§ DATA BLOCK
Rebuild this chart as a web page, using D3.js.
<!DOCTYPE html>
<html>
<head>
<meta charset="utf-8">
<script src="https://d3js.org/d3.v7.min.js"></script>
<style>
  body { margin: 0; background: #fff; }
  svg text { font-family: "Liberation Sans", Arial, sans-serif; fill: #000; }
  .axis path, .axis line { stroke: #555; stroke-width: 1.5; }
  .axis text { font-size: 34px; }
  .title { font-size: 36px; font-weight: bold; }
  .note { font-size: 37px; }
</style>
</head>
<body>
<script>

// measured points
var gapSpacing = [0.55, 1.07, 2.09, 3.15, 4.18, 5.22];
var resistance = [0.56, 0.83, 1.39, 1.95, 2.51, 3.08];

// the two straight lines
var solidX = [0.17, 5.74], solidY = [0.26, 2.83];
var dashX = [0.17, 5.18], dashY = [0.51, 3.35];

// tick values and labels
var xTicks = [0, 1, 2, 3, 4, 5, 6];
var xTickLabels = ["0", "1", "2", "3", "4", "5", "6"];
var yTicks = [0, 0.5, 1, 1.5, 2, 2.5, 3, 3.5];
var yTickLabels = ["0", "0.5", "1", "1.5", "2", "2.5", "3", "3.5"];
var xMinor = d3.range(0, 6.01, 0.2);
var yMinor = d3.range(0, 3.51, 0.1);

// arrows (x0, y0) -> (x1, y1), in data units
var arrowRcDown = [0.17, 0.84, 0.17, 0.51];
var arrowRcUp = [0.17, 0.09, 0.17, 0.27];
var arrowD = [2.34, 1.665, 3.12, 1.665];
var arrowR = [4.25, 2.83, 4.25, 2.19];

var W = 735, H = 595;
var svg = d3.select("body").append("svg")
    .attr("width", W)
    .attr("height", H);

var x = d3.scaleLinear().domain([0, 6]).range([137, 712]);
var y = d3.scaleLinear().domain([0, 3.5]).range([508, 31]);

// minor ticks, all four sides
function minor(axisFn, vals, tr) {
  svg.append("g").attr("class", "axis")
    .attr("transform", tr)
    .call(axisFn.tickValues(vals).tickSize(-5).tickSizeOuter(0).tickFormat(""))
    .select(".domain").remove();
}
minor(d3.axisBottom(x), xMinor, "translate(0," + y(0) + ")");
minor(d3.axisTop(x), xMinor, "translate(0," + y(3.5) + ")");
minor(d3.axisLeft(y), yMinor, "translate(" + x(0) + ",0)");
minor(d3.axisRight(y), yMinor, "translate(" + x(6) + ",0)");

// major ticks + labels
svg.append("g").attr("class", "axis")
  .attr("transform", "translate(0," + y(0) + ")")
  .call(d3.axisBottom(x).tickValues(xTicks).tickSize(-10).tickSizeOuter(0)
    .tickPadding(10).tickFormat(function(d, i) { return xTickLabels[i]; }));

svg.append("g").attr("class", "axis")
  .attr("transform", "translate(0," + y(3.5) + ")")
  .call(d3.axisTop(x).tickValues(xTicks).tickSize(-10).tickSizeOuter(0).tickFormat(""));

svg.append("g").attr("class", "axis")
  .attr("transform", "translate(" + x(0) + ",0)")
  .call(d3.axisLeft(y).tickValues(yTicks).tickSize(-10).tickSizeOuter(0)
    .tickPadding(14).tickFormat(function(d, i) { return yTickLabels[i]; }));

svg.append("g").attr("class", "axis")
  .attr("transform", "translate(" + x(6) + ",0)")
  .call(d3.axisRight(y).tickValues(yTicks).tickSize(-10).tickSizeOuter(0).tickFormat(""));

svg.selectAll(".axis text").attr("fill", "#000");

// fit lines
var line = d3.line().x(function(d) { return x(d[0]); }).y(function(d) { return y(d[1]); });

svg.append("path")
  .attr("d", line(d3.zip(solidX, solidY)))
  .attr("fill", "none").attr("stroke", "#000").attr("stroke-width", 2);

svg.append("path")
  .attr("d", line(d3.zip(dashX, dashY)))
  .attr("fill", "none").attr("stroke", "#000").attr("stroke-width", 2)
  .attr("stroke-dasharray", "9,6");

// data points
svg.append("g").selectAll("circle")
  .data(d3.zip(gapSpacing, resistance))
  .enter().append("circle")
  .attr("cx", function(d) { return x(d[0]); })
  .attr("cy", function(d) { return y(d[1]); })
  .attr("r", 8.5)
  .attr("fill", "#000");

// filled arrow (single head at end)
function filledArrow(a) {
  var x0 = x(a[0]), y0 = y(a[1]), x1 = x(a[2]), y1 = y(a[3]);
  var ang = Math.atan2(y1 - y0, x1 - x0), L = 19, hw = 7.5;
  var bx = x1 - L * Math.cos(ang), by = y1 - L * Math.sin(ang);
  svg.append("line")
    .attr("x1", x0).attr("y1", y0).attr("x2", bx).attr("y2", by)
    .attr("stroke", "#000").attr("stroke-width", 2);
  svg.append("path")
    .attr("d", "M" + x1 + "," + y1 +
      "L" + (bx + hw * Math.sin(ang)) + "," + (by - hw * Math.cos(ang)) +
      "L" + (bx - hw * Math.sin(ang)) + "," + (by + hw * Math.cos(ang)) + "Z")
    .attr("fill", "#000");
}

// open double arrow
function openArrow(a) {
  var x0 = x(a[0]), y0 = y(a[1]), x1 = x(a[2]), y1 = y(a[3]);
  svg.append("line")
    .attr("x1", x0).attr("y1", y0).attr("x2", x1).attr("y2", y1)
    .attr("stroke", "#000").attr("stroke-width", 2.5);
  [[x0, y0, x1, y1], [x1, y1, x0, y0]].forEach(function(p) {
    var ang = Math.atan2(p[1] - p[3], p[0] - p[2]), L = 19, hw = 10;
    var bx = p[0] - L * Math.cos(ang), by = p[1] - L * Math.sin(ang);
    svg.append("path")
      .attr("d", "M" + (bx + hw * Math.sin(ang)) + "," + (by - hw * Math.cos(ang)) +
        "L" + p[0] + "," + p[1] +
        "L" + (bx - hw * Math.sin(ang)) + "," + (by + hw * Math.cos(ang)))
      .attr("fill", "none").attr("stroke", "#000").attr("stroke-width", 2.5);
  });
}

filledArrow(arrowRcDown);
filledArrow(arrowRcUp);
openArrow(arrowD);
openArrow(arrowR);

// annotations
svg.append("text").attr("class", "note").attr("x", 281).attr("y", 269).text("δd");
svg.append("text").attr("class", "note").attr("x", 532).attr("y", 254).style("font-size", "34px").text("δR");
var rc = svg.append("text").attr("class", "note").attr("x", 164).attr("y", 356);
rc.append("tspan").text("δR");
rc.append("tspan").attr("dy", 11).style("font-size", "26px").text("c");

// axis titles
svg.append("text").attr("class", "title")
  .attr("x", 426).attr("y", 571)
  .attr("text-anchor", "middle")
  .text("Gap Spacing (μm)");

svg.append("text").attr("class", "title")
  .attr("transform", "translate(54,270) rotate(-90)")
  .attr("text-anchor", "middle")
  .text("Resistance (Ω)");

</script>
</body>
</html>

§ SHORT PROBLEM
Quote only the stretch of lines that starts the data above and ends with the line containing "var dashX = [0.17, 5.18], dashY", both included.

§ EXERCISE RESULT
Rebuild this chart as a web page, using D3.js.
<!DOCTYPE html>
<html>
<head>
<meta charset="utf-8">
<script src="https://d3js.org/d3.v7.min.js"></script>
<style>
  body { margin: 0; background: #fff; }
  svg text { font-family: "Liberation Sans", Arial, sans-serif; fill: #000; }
  .axis path, .axis line { stroke: #555; stroke-width: 1.5; }
  .axis text { font-size: 34px; }
  .title { font-size: 36px; font-weight: bold; }
  .note { font-size: 37px; }
</style>
</head>
<body>
<script>

// measured points
var gapSpacing = [0.55, 1.07, 2.09, 3.15, 4.18, 5.22];
var resistance = [0.56, 0.83, 1.39, 1.95, 2.51, 3.08];

// the two straight lines
var solidX = [0.17, 5.74], solidY = [0.26, 2.83];
var dashX = [0.17, 5.18], dashY = [0.51, 3.35];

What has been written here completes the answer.